Kirkpatrick made calls Monday to inform people of her plans, the source told CQ Roll Call. Her bid also opens up Arizona's 1st District, a GOP-leaning seat spanning the northeast quadrant of the state.
An hour after this story was published, Kirkpatrick sent out an email making it official. “I love this state, and I’ve worked hard all my life to put Arizona first,” she said in a video. "From the timber towns of the White Mountains to the tech hubs of Phoenix and Tucson, we are working to build a strong, diverse economy. I’m fighting for Arizona every single day, and I’d be humbled to represent our state in the United States Senate."
She touted her service on the House Veterans’ Affairs Committee and work on a project she described as aimed at wildfire prevention and job creation in Arizona.
In the Senate contest, McCain, 78, is the heavy front-runner in his quest for a sixth term. But he faces a potentially strong challenge from the right flank of his party that could imperil his re-election bid, which had been rated a Republican Favored contest by the Rothenberg & Gonzales Political Report/Roll Call. The rating changed Tuesday to Leans Republican.
Kirkpatrick, 65, won re-election last fall in this district against all odds, defying a GOP wave that felled fellow moderate House Democrats. She has strong ties to the district's Native American population, which made her uniquely able to carry the seat.
A case is also currently pending with the Supreme Court, which heard arguments earlier this year on whether the state’s congressional district lines — drawn by an independent redistricting commission —are unconstitutional. If the court throws out the current congressional map, Arizona’s districts are almost certain to become more favorable to Republicans, imperiling members such as Kirkpatrick.

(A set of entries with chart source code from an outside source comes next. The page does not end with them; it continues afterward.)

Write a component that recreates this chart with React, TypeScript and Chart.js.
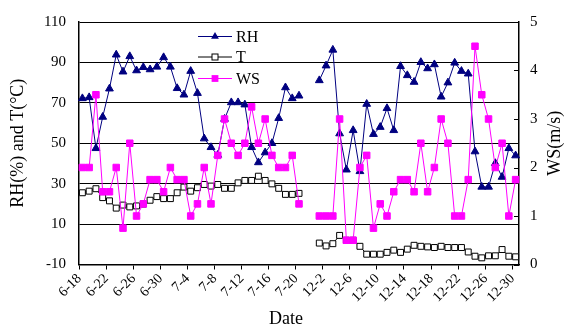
import React, { useEffect, useRef } from "react";
import { Chart, registerables } from "chart.js";

Chart.register(...registerables);

const categories: string[] = [
  "6-18", "6-19", "6-20", "6-21", "6-22", "6-23", "6-24", "6-25", "6-26", "6-27", "6-28", "6-29", "6-30",
  "7-1", "7-2", "7-3", "7-4", "7-5", "7-6", "7-7", "7-8", "7-9", "7-10", "7-11", "7-12", "7-13", "7-14",
  "7-15", "7-16", "7-17", "7-18", "7-19", "7-20", "7-21", "",
  "12-1", "12-2", "12-3", "12-4", "12-5", "12-6", "12-7", "12-8", "12-9", "12-10", "12-11", "12-12",
  "12-13", "12-14", "12-15", "12-16", "12-17", "12-18", "12-19", "12-20", "12-21", "12-22", "12-23",
  "12-24", "12-25", "12-26", "12-27", "12-28", "12-29", "12-30",
];

const rhSummer = [72.2, 72.7, 47.5, 63, 77, 93.8, 85.4, 93, 86, 87.6, 86.5, 87.8, 92.5, 87.8, 77.2, 74, 85.7,
  74.8, 52.3, 48, 44.2, 62, 70.2, 70.2, 69.1, 48, 40.5, 45.4, 50, 62.4, 77.6, 72.2, 73.5];
const rhWinter = [81.1, 88.4, 96.2, 54.8, 36.9, 56.4, 36.1, 69.4, 54.5, 58, 67.3, 56.4, 88.1, 83.6, 80.3, 90.1,
  87, 89, 73, 80, 89.8, 85.7, 84.4, 45.9, 28.4, 28.4, 40.1, 33.3, 47.5, 43.9];

const tSummer = [25.5, 26.3, 27.5, 23.1, 21.5, 17.9, 19.4, 18.5, 19, 19.9, 21.8, 23.6, 22.6, 22.6, 25.5, 28.3,
  26.3, 28, 29.6, 28.8, 29.6, 27.7, 27.7, 30.4, 31.6, 31.6, 33.7, 31.6, 29.9, 27.7, 24.7, 24.7, 25.2];
const tWinter = [0.6, -0.8, 0.3, 4.4, 2, 2, -1, -4.9, -4.9, -4.9, -4, -2.9, -4, -2.4, -0.5, -1, -1.3, -1.6, -1,
  -1.6, -1.6, -1.6, -3.8, -5.9, -6.7, -5.7, -5.7, -2.6, -5.9, -6.2];

const wsSummer = [2.0, 2.0, 3.5, 1.5, 1.5, 2.0, 0.75, 2.5, 1.0, 1.25, 1.75, 1.75, 1.5, 2.0, 1.75, 1.75, 1.0,
  1.25, 2.0, 1.25, 2.25, 3.0, 2.5, 2.25, 2.5, 3.25, 2.5, 3.0, 2.25, 2.0, 2.0, 2.25, 1.25];
const wsWinter = [1.0, 1.0, 1.0, 3.0, 0.5, 0.5, 2.0, 2.25, 0.75, 1.25, 1.0, 1.5, 1.75, 1.75, 1.5, 2.5, 1.5,
  2.0, 3.0, 2.5, 1.0, 1.0, 1.75, 4.5, 3.5, 3.0, 2.0, 2.5, 1.0, 1.75];

const gap = [null, null];
const rhData = [...rhSummer, ...gap, ...rhWinter];
const tData = [...tSummer, ...gap, ...tWinter];
const wsData = [...wsSummer, ...gap, ...wsWinter];

const FONT = "'Liberation Serif', 'Times New Roman', serif";
const NAVY = "#000080";
const MAGENTA = "#FF00FF";

const overlayPlugin = {
  id: "overlay",
  afterDraw(chart: any) {
    const ctx = chart.ctx as CanvasRenderingContext2D;
    const y1 = chart.scales.y1;
    const ca = chart.chartArea;
    ctx.save();
    // inward ticks on right axis
    ctx.strokeStyle = "#000";
    ctx.lineWidth = 1;
    y1.ticks.forEach((t: any) => {
      const y = Math.round(y1.getPixelForValue(t.value)) + 0.5;
      ctx.beginPath();
      ctx.moveTo(ca.right - 5, y);
      ctx.lineTo(ca.right, y);
      ctx.stroke();
    });
    // legend
    const lx0 = ca.left + 119;
    const lx1 = ca.left + 153;
    const mx = (lx0 + lx1) / 2;
    const tx = lx1 + 4;
    const items = [
      { label: "RH", color: NAVY, y: ca.top + 14.5, marker: "tri" },
      { label: "T", color: "#000", y: ca.top + 35, marker: "open" },
      { label: "WS", color: MAGENTA, y: ca.top + 56.5, marker: "sq" },
    ];
    ctx.font = `16px ${FONT}`;
    ctx.textBaseline = "middle";
    ctx.textAlign = "left";
    items.forEach((it) => {
      ctx.strokeStyle = it.color;
      ctx.lineWidth = 1;
      ctx.beginPath();
      ctx.moveTo(lx0, it.y);
      ctx.lineTo(lx1, it.y);
      ctx.stroke();
      if (it.marker === "tri") {
        const r = 4.5;
        ctx.fillStyle = it.color;
        ctx.beginPath();
        ctx.moveTo(mx, it.y - r);
        ctx.lineTo(mx + 0.866 * r, it.y + r / 2);
        ctx.lineTo(mx - 0.866 * r, it.y + r / 2);
        ctx.closePath();
        ctx.fill();
      } else if (it.marker === "open") {
        const s = 3;
        ctx.fillStyle = "#fff";
        ctx.fillRect(mx - s, it.y - s, 2 * s, 2 * s);
        ctx.strokeStyle = "#000";
        ctx.strokeRect(mx - s, it.y - s, 2 * s, 2 * s);
      } else {
        const s = 3.4;
        ctx.fillStyle = it.color;
        ctx.fillRect(mx - s, it.y - s, 2 * s, 2 * s);
      }
      ctx.fillStyle = "#000";
      ctx.fillText(it.label, tx, it.y + 1);
    });
    // x axis title
    ctx.font = `18px ${FONT}`;
    ctx.textAlign = "center";
    ctx.textBaseline = "middle";
    ctx.fillStyle = "#000";
    ctx.fillText("Date", 286, chart.height - 10);
    // right axis title, reading bottom-to-top
    ctx.translate(555, (ca.top + ca.bottom) / 2);
    ctx.rotate(-Math.PI / 2);
    ctx.fillText("WS(m/s)", 0, 0);
    ctx.restore();
  },
};

export default function App() {
  const ref = useRef<HTMLCanvasElement | null>(null);
  useEffect(() => {
    document.body.style.margin = "0";
    if (!ref.current) return;
    const chart = new Chart(ref.current, {
      type: "line",
      data: {
        labels: categories,
        datasets: [
          {
            label: "RH",
            data: rhData,
            yAxisID: "y",
            borderColor: NAVY,
            backgroundColor: NAVY,
            pointBackgroundColor: NAVY,
            pointBorderColor: NAVY,
            pointStyle: "triangle",
            pointRadius: 4.5,
            pointBorderWidth: 1,
            borderWidth: 1,
            tension: 0,
            spanGaps: false,
            order: 2,
          },
          {
            label: "T",
            data: tData,
            yAxisID: "y",
            borderColor: "#000",
            backgroundColor: "#fff",
            pointBackgroundColor: "#fff",
            pointBorderColor: "#000",
            pointStyle: "rect",
            pointRadius: 4.2,
            pointBorderWidth: 1,
            borderWidth: 1,
            tension: 0,
            spanGaps: false,
            order: 1,
          },
          {
            label: "WS",
            data: wsData,
            yAxisID: "y1",
            borderColor: MAGENTA,
            backgroundColor: MAGENTA,
            pointBackgroundColor: MAGENTA,
            pointBorderColor: MAGENTA,
            pointStyle: "rect",
            pointRadius: 4.6,
            pointBorderWidth: 1,
            borderWidth: 1,
            tension: 0,
            spanGaps: false,
            order: 0,
          },
        ],
      },
      options: {
        responsive: false,
        animation: false,
        devicePixelRatio: 1,
        layout: { padding: { top: 18, left: 0, right: 0, bottom: 0 } },
        plugins: {
          legend: { display: false },
          tooltip: { enabled: false },
        },
        scales: {
          x: {
            type: "category",
            offset: true,
            grid: {
              offset: true,
              drawOnChartArea: false,
              drawTicks: true,
              tickLength: 5,
              color: (c: any) => (c.index % 4 === 0 ? "#000" : "rgba(0,0,0,0)"),
              tickColor: (c: any) => (c.index % 4 === 0 ? "#000" : "rgba(0,0,0,0)"),
            },
            border: { display: true, color: "#000", width: 1.5 },
            ticks: {
              autoSkip: false,
              maxRotation: 45,
              minRotation: 45,
              padding: 1,
              labelOffset: -3,
              color: "#000",
              font: { family: FONT, size: 14 },
              callback: (_v: any, i: number) => (i % 4 === 0 ? categories[i] : ""),
            },
            title: { display: false },
            afterFit: (s: any) => {
              s.height = 64.5;
            },
          },
          y: {
            position: "left",
            min: -10,
            max: 110,
            grid: { color: "#000", lineWidth: 1, drawTicks: false },
            border: { display: true, color: "#000", width: 1.5 },
            ticks: {
              stepSize: 20,
              padding: 13,
              color: "#000",
              font: { family: FONT, size: 15 },
            },
            title: {
              display: true,
              text: "RH(%) and T(°C)",
              color: "#000",
              font: { family: FONT, size: 18 },
              padding: { top: 7, bottom: 0 },
            },
            afterFit: (s: any) => {
              s.width = 79;
            },
          },
          y1: {
            position: "right",
            min: 0,
            max: 5,
            grid: { drawOnChartArea: false, drawTicks: false },
            border: { display: true, color: "#000", width: 1.5 },
            ticks: {
              stepSize: 1,
              padding: 11,
              color: "#000",
              font: { family: FONT, size: 15 },
            },
            title: { display: false },
            afterFit: (s: any) => {
              s.width = 47;
            },
          },
        },
      },
      plugins: [overlayPlugin],
    } as any);
    return () => chart.destroy();
  }, []);
  return <canvas ref={ref} width={566} height={329} style={{ display: "block" }} />;
}
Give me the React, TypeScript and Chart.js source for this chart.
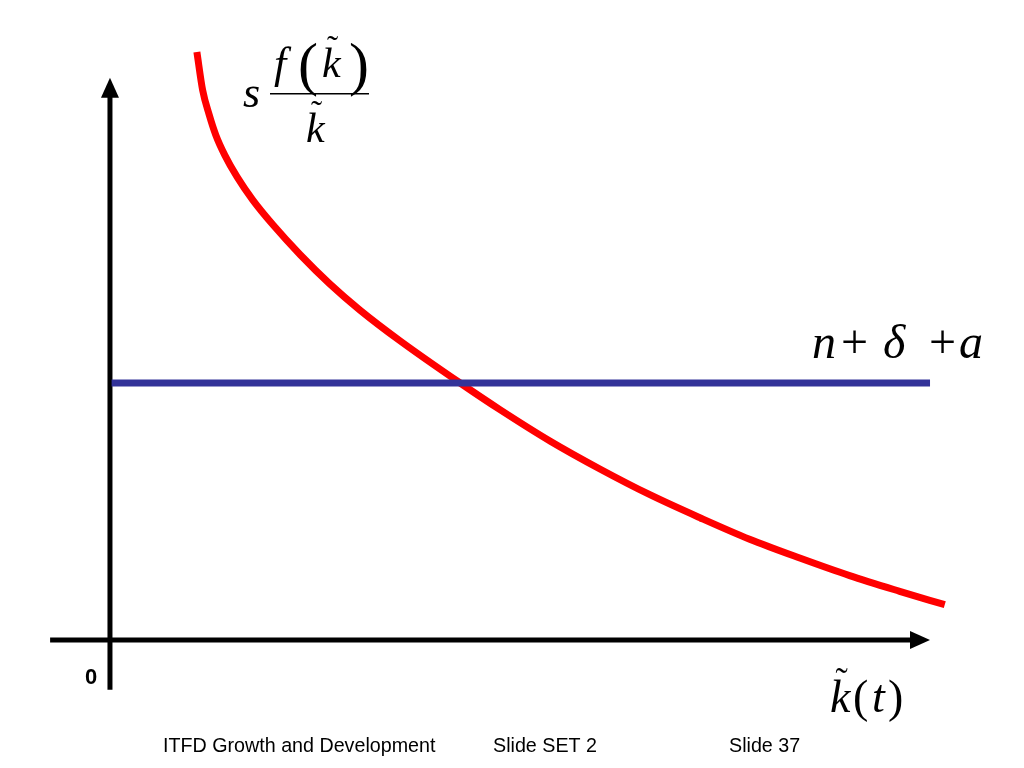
import React, { useEffect, useRef } from "react";
import { Chart, registerables } from "chart.js";

Chart.register(...registerables);

// Data space: origin of the drawn axes is (0,0)
const X_MIN = -1.341;
const X_MAX = 11.146;
const Y_MIN = -2.286;
const Y_MAX = 11.43;

// Savings curve s f(k)/k
const curveX = [1.06, 1.13, 1.21, 1.29, 1.4, 1.55, 1.74, 1.99, 2.32, 2.68, 3.05, 3.54, 4.27, 4.76, 5.37, 5.98, 6.59, 7.2, 7.8, 8.42, 9.02, 9.63, 10.18];
const curveY = [10.5, 9.82, 9.38, 9.02, 8.66, 8.27, 7.86, 7.41, 6.88, 6.36, 5.89, 5.34, 4.59, 4.11, 3.55, 3.05, 2.59, 2.18, 1.8, 1.46, 1.15, 0.87, 0.63];

// Break-even line n + delta + a
const lineX = [0.02, 10.0];
const lineY = [4.59, 4.59];

// Axis extents
const xAxisStart = -0.73;
const xAxisEnd = 10.0;
const yAxisStart = -0.89;
const yAxisEnd = 10.04;

const footerTexts = ["ITFD Growth and Development", "Slide SET 2", "Slide 37"];
const originLabel = "0";

const SERIF = '"Liberation Serif", "Times New Roman", serif';
const SANS = '"Liberation Sans", Arial, sans-serif';

function drawKTilde(ctx: CanvasRenderingContext2D, x: number, baseline: number, size: number) {
  ctx.font = `italic ${size}px ${SERIF}`;
  ctx.fillText("k", x, baseline);
  ctx.font = `${size * 0.8}px ${SERIF}`;
  ctx.fillText("\u02DC", x + size * 0.12, baseline - size * 0.42);
}

const overlayPlugin = {
  id: "overlay",
  beforeDatasetsDraw(chart: any) {
    const ctx: CanvasRenderingContext2D = chart.ctx;
    const xs = chart.scales.x;
    const ys = chart.scales.y;
    const x0 = xs.getPixelForValue(0);
    const y0 = ys.getPixelForValue(0);
    ctx.save();
    ctx.strokeStyle = "#000";
    ctx.fillStyle = "#000";
    ctx.lineWidth = 5;
    // x axis
    const xe = xs.getPixelForValue(xAxisEnd);
    ctx.beginPath();
    ctx.moveTo(xs.getPixelForValue(xAxisStart), y0);
    ctx.lineTo(xe - 16, y0);
    ctx.stroke();
    ctx.beginPath();
    ctx.moveTo(xe, y0);
    ctx.lineTo(xe - 20, y0 - 9);
    ctx.lineTo(xe - 20, y0 + 9);
    ctx.closePath();
    ctx.fill();
    // y axis
    const yt = ys.getPixelForValue(yAxisEnd);
    ctx.beginPath();
    ctx.moveTo(x0, ys.getPixelForValue(yAxisStart));
    ctx.lineTo(x0, yt + 16);
    ctx.stroke();
    ctx.beginPath();
    ctx.moveTo(x0, yt);
    ctx.lineTo(x0 - 9, yt + 20);
    ctx.lineTo(x0 + 9, yt + 20);
    ctx.closePath();
    ctx.fill();
    ctx.restore();
  },
  afterDatasetsDraw(chart: any) {
    const ctx: CanvasRenderingContext2D = chart.ctx;
    ctx.save();
    ctx.fillStyle = "#000";
    ctx.textBaseline = "alphabetic";
    ctx.textAlign = "left";

    // origin label
    ctx.font = `bold 22px ${SANS}`;
    ctx.fillText(originLabel, 85, 684);

    // s f(k)/k label
    ctx.font = `italic 44px ${SERIF}`;
    ctx.fillText("s", 243, 107);
    ctx.fillText("f", 274, 78);
    ctx.font = `60px ${SERIF}`;
    ctx.fillText("(", 298, 84);
    drawKTilde(ctx, 322, 77, 42);
    ctx.font = `60px ${SERIF}`;
    ctx.fillText(")", 349, 84);
    ctx.fillRect(270, 93, 99, 1.5);
    drawKTilde(ctx, 306, 142, 42);

    // n + delta + a
    ctx.font = `italic 48px ${SERIF}`;
    ctx.fillText("n", 812, 358);
    ctx.font = `48px ${SERIF}`;
    ctx.fillText("+", 841, 358);
    ctx.font = `italic 48px ${SERIF}`;
    ctx.fillText("\u03B4", 883, 358);
    ctx.font = `48px ${SERIF}`;
    ctx.fillText("+", 929, 358);
    ctx.font = `italic 48px ${SERIF}`;
    ctx.fillText("a", 959, 358);

    // k(t)
    drawKTilde(ctx, 830, 712, 46);
    ctx.font = `46px ${SERIF}`;
    ctx.fillText("(", 853, 712);
    ctx.font = `italic 46px ${SERIF}`;
    ctx.fillText("t", 872, 712);
    ctx.font = `46px ${SERIF}`;
    ctx.fillText(")", 888, 712);

    // footer
    ctx.font = `19.7px ${SANS}`;
    ctx.fillText(footerTexts[0], 163, 752);
    ctx.fillText(footerTexts[1], 493, 752);
    ctx.fillText(footerTexts[2], 729, 752);
    ctx.restore();
  },
};

export default function App() {
  const ref = useRef<HTMLCanvasElement | null>(null);
  useEffect(() => {
    if (!ref.current) return;
    const chart = new Chart(ref.current, {
      type: "line",
      data: {
        datasets: [
          {
            label: "n+δ+a",
            data: lineX.map((x, i) => ({ x, y: lineY[i] })),
            borderColor: "#333399",
            borderWidth: 7,
            pointRadius: 0,
            fill: false,
            clip: false as any,
          },
          {
            label: "s f(k)/k",
            data: curveX.map((x, i) => ({ x, y: curveY[i] })),
            borderColor: "#ff0000",
            borderWidth: 7,
            pointRadius: 0,
            fill: false,
            cubicInterpolationMode: "monotone",
            clip: false as any,
          },
        ],
      },
      options: {
        animation: false,
        responsive: false,
        layout: { padding: 0 },
        plugins: { legend: { display: false }, tooltip: { enabled: false } },
        scales: {
          x: { type: "linear", min: X_MIN, max: X_MAX, display: false },
          y: { type: "linear", min: Y_MIN, max: Y_MAX, display: false },
        },
      },
      plugins: [overlayPlugin],
    });
    return () => chart.destroy();
  }, []);
  return (
    <div style={{ position: "fixed", left: 0, top: 0, width: 1024, height: 768, background: "#fff" }}>
      <canvas ref={ref} width={1024} height={768} />
    </div>
  );
}
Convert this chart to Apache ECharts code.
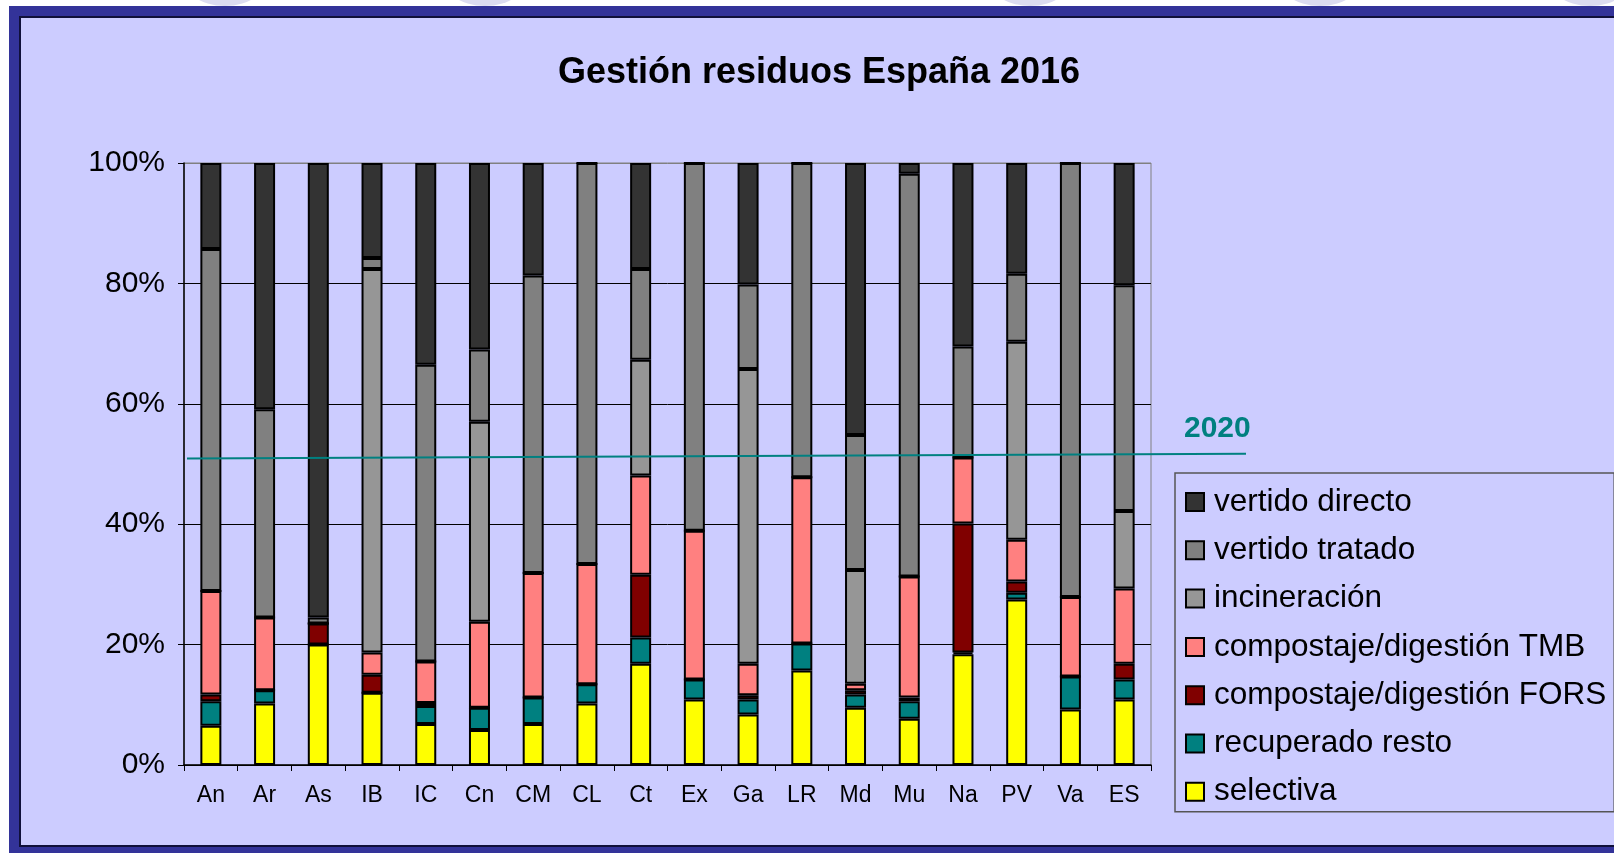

Democratic operatives speculate that if the current congressional map is tossed by the court, fellow Democratic Rep. Kyrsten Sinema could also look at a Senate bid. Republicans would likely make her 9th District, located in the Phoenix suburbs, less competitive for the Democrats.
Sources with knowledge of Kirkpatrick’s plans said the congresswoman had long planned on running for Senate this cycle but wanted to announce before the Supreme Court’s decision, to avoid looking as if she were searching for a job if her 1st District became too Republican to carry.
Even if the district lines stay the same, Democrats will not have an easy time there. GOP presidential nominee Mitt Romney carried the 1st District by a 3-point margin in 2012, while McCain carried it by the same spread four years earlier. The Rothenberg & Gonzales Political Report/Roll Call on Tuesday changed the 1st District race rating to Tossup.
Rancher Gary Kiehne, who barely lost a GOP primary to the eventual Republican nominee, now-former state Speaker Andy Tobin, already announced a bid. Tobin, who lost to Kirkpatrick by a 5-point margin in the 2014 GOP wave, is also considering giving it another try.
Arizona GOP operatives listed a handful of others who could also wage bids.
- State Speaker David Gowan, who succeeded Tobin in that role, and had been contemplating a challenge to Kirkpatrick even before her Senate bid, according to a source with knowledge of his plans.
- Steve Pierce, the majority whip in the state Senate. GOP operatives say Pierce would be a top-tier candidate.
- David Tenney, the director of the Arizona Residential Utility Consumer Office, could also look to run. Republican operatives said Tenney, a former Navajo County supervisor, would also be a top-tier contender.
- Pinal County Sheriff Paul Babeu and Flagstaff City Councilman Jeff Oravits could also look to run, GOP operatives said.
Correction 1:30 p.m. A previous version of this article misstated Pierce's title in the Arizona Senate. He is majority whip.